Au niveau européen, la charte constitue le point de référence du droit primaire de l’UE, notamment dans les préambules du traité sur l’Union européenne ou encore dans le chapitre « Politique sociale » de celui-ci. La plupart des droits sociaux fondamentaux consacrés par la Charte des droits fondamentaux de l’Union européenne sont basés sur des articles de la Charte sociale européenne. Enfin, les tribunaux européens reconnaissent son importance lorsqu’ils interprètent la législation européenne ou la convention européenne des droits de l’homme.
En temps de crise, lorsque les droits sociaux sont remis en question et même ébranlés, il est d’autant plus important que les normes sociales assurent une protection minimale au citoyen.
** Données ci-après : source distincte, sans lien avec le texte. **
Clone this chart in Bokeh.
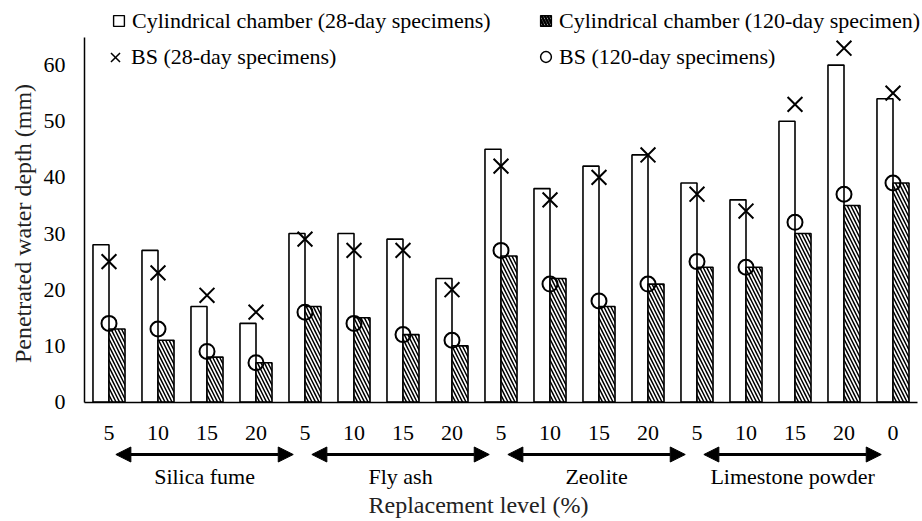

Les États membres qui tentent de restreindre certains droits sociaux fondamentaux (par exemple la Grèce, la Hongrie, la Roumanie, la République tchèque, l’Espagne et le Portugal) doivent justifier les mesures qu’ils souhaitent prendre au regard des obligations qu’ils ont contractées en vertu de la Charte sociale européenne.
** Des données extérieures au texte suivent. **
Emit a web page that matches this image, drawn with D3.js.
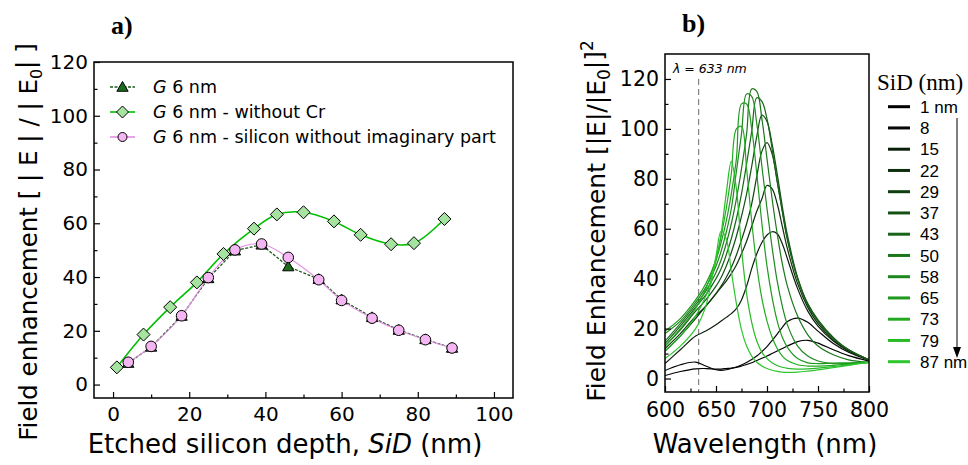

La CES a contribué activement à la mise au point de la charte, a pris part à la procédure de supervision de celle-ci et reste pleinement engagée dans le système qu’elle a permis de mettre en place.
Par conséquent, à l’occasion du 50e anniversaire de la Charte sociale européenne, la CES :
- rappelle l’importance de celle-ci et de ses évolutions à venir dans la création d’une Europe plus sociale ;
- appelle les États membres à respecter pleinement les obligations qu’ils ont contractées en vertu des normes sociales et de la jurisprudence du Comité européen des droits sociaux (CEDS) ;
- appelle tous les États membres à profiter de ce 50e anniversaire pour adhérer pleinement à l’ensemble des instruments mis au point dans le cadre de la charte et plus particulièrement à la CSER et au protocole relatif à la procédure de plainte collective ;
- souligne l’importance du respect de ces droits par l’Union européenne et de la prise de mesures concrètes pour favoriser l’adhésion aux instruments liés à la charte ; et
- appelle le Conseil de l’Europe et ses institutions ainsi que les États membres à améliorer la mise en œuvre des droits sociaux consacrés par la Charte sociale européenne.
{Annexe }
{{Pour des droits sociaux fondamentaux européens
plus efficaces en pratique}}
{{
I. Introduction : la Charte sociale européenne en tant que pierre angulaire de la protection des droits sociaux fondamentaux en Europe}}
Le 50e anniversaire de la Charte sociale européenne (CSE) nous offre l’occasion de faire le point sur la protection des droits sociaux en Europe et de formuler des propositions visant à la renforcer et à contribuer au progrès social sur l’ensemble du continent, en particulier en ces temps de crise économique et financière.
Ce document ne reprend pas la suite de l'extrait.